Anyways. Eggs are flipped. Here comes the fun part!

See that salsa up there? That's coming up next!

Put a good sized glop of salsa on each egg. I did it in a bit of a line, so as not to have it want to fall off the egg.

Cabot Private Stock Cheddar. If you live in a world without Cabot, I weep for you.

Put a couple of slices of cheddar on those eggs! Then eat a couple of slices while you're at it. Also, throw another layer of salsa on there.

Because I cannot actually take proper pictures, let me tell you what those cheeses are. The one with no label is Dragone Whole Milk Mozzarella, and the one that you can't read the label is a Madrigal, which is very similar to a baby-swiss.

I only put one thin slice of the Madrigal, and then two good size slices of Mozz. on top of that (as I'm a wimp when it comes to cheeses other than cheddar or mozzarella).

You're then going to cover the eggs, turn the heat to low/med-low and forget to take a picture. You want the cheese to melt and the eggs to finish cooking. If your eggs take a little longer than just melted cheese point, there's no harm in the cheese melting a little farther onto the pan. Nom nom!

And there we have it. The most delicious breakfast that I've had in a while. It doesn't even have bacon! Although now that I said that, I'm thinking of how bacon and toast would make this the best breakfast sandwich ever...

Wednesday, October 13, 2010

Rose Hips

The rose hips near my work are back in season -- I need to go pick more within the next couple of days as well.

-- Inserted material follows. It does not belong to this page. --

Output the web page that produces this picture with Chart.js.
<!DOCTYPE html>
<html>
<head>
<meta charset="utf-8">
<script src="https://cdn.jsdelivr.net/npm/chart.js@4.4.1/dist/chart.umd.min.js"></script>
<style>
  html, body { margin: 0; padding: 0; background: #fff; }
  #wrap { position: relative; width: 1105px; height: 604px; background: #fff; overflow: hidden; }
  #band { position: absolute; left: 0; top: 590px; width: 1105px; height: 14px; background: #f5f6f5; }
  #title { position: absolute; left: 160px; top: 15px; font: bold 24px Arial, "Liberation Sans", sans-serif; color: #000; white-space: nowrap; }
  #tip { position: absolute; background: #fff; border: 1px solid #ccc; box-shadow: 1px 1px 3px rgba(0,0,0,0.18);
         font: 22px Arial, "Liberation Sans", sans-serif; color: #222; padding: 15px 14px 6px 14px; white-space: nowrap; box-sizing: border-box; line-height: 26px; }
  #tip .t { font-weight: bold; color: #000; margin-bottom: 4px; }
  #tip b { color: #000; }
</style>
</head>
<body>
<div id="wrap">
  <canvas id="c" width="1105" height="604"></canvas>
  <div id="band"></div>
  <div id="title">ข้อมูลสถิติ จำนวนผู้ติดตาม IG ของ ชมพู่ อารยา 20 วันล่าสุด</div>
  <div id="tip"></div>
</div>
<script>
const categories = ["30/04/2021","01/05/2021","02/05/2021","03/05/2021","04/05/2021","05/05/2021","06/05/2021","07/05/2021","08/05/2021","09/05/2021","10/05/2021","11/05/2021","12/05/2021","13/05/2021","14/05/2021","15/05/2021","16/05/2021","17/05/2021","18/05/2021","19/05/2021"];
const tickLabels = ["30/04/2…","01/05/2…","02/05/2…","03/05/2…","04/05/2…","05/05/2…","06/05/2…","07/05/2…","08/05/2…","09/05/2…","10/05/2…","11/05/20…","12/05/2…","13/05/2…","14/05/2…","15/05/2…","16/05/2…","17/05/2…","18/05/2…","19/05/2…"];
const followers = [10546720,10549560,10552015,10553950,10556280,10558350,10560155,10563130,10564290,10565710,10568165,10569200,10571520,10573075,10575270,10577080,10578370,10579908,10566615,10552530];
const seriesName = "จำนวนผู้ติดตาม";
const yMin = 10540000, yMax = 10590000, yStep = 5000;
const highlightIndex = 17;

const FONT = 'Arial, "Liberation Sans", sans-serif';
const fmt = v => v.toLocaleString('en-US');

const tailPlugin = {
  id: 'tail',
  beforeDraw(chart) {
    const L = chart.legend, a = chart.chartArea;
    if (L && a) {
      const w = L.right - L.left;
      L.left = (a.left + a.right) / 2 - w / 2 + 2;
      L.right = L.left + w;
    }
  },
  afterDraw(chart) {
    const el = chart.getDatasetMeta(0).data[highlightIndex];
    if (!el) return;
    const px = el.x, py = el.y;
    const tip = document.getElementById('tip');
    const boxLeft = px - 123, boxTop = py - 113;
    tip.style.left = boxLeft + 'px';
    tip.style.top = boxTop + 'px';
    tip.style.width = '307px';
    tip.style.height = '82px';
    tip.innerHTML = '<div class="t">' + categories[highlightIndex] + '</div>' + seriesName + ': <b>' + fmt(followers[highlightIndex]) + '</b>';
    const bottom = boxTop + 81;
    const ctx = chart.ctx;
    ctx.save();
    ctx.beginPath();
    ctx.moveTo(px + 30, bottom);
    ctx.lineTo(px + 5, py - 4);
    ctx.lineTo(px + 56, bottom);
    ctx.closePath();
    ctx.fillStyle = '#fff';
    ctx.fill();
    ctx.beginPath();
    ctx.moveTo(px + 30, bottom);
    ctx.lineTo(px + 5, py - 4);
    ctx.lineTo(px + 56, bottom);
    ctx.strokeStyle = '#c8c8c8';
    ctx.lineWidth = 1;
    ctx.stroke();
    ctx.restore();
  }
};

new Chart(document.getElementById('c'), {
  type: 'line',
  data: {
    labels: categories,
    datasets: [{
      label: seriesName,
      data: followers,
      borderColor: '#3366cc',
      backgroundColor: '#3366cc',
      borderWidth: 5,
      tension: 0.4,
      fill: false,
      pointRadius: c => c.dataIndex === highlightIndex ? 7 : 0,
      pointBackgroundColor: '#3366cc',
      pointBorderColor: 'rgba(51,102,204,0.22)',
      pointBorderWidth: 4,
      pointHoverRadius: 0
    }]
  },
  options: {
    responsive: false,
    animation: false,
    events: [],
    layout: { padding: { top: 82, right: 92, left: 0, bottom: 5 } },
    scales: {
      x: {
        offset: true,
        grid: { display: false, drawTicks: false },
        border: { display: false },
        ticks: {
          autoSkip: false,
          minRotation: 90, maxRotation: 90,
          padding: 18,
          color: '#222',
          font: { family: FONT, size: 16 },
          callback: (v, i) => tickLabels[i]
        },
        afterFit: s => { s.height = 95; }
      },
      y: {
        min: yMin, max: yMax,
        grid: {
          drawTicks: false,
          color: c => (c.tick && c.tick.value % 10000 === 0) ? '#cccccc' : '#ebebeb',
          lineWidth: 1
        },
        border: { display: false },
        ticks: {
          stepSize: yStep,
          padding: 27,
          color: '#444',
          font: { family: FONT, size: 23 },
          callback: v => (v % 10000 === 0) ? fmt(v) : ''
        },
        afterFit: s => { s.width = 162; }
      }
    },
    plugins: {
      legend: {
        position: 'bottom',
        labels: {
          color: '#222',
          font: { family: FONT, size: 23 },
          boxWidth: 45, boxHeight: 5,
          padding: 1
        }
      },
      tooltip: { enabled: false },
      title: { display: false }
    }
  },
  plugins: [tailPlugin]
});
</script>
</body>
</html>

I currently have about 1 month's supply of rose hips, and made rose hip syrup as well.

This was a 10-mins effort on my part, and it resulted in 1 month's worth of rosehips. Due to the amount that I had, I wound up working them in three batches.

This is 1/3 of what I picked, ready to go in the oven to dry.

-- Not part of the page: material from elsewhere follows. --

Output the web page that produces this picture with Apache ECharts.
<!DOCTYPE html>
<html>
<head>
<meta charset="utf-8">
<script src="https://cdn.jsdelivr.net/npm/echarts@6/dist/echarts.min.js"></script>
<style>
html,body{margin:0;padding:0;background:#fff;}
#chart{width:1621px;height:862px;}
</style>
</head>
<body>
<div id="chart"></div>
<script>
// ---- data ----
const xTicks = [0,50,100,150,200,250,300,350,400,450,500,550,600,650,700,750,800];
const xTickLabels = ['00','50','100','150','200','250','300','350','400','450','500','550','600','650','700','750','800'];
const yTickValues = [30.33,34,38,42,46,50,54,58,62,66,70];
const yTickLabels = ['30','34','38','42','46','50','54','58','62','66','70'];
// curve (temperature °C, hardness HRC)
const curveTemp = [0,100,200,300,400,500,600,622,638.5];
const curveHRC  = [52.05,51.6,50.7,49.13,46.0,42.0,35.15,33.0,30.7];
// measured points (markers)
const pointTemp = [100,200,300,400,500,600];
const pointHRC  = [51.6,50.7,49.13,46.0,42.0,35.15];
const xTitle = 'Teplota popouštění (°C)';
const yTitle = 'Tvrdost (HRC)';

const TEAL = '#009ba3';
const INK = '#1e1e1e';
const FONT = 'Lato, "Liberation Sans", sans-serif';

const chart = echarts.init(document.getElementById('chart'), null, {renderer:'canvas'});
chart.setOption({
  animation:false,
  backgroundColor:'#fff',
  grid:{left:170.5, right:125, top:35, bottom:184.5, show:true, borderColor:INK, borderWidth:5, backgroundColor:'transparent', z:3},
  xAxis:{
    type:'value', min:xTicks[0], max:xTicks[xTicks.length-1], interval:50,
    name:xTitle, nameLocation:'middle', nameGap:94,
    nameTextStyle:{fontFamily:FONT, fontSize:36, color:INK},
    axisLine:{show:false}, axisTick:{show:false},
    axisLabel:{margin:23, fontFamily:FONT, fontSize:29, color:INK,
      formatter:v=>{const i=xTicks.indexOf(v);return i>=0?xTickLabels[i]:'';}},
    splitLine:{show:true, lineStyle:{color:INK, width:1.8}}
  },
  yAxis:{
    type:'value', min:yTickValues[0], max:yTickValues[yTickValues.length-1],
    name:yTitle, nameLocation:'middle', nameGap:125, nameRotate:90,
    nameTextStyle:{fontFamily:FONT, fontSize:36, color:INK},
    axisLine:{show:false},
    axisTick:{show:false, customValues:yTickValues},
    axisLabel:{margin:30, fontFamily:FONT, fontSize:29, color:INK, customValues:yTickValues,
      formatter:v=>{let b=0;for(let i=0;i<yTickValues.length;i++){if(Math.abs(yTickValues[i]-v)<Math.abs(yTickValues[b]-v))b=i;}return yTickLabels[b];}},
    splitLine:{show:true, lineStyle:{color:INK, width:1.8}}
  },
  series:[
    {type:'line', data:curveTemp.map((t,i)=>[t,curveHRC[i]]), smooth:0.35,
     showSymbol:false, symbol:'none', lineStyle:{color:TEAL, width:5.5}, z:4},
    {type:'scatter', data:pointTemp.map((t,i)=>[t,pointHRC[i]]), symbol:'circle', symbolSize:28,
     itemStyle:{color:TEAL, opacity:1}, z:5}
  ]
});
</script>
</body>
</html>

As I cut the rose hips in half, and remove the seeds prior to drying, above is the amount of waste from 1/3 of the rosehips.

Sadly, the first batch was overbaked due to an oversight on my part (the oven was too warm at one point as I had made pizza). What's amusing about this batch is that they puffed up in a strange way. They look more like nuts (hollow, puffy nuts), than like a dried fruit-like substance.

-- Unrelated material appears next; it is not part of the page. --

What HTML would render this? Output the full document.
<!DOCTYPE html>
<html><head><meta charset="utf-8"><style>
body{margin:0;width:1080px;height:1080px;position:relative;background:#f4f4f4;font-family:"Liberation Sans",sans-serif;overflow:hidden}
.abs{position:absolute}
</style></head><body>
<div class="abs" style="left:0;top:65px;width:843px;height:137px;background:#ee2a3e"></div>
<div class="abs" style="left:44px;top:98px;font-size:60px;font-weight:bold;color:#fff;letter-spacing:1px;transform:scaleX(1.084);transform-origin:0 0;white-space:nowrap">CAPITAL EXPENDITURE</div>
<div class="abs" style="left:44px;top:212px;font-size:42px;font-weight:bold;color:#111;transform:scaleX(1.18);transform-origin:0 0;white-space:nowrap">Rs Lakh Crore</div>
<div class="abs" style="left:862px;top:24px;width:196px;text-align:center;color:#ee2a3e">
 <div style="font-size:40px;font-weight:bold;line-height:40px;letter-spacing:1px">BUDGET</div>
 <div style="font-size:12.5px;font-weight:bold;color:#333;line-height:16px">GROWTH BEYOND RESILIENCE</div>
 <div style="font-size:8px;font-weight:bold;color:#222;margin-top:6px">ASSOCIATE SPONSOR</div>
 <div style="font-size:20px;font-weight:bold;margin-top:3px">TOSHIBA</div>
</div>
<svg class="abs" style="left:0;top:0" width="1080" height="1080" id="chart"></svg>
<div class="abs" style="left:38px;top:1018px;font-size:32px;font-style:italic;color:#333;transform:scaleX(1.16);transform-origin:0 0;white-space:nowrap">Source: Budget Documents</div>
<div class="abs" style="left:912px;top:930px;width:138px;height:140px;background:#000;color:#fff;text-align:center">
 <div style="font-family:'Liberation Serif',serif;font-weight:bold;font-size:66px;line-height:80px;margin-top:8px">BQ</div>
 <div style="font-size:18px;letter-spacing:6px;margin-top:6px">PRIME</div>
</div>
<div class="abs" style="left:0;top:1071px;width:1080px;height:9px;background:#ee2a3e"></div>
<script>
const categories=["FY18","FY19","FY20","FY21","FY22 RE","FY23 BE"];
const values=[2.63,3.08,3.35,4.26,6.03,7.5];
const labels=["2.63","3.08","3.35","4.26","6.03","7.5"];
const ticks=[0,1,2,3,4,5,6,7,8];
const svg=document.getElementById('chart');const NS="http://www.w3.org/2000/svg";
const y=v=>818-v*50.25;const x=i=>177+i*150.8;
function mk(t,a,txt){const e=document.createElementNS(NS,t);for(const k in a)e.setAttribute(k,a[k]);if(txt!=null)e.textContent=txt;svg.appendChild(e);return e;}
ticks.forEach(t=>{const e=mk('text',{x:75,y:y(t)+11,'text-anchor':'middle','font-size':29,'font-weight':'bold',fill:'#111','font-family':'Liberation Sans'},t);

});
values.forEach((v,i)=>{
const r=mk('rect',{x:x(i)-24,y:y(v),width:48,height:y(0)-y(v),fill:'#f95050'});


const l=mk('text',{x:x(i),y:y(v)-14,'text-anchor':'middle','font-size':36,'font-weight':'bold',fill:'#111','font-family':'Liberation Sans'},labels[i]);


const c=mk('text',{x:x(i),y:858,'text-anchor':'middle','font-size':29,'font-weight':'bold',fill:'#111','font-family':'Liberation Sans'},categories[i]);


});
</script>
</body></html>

Here are batches 1 and 2 combined. Look at the difference in colors!

As I was too lazy and busy to complete the third batch in this manner, I wound up making rose hip syrup with the final third.

Here they are boiling -- add just enough water to cover the fresh rose hips (mine were a WEE bit dried). Boil for 10-15 mins, then strain the rose hips out and add honey in a 2:1 ratio, rose hip water to honey.

There's the small amount of syrup that I have. I have the suspicion that it will taste better with some warm spices, but we'll find out.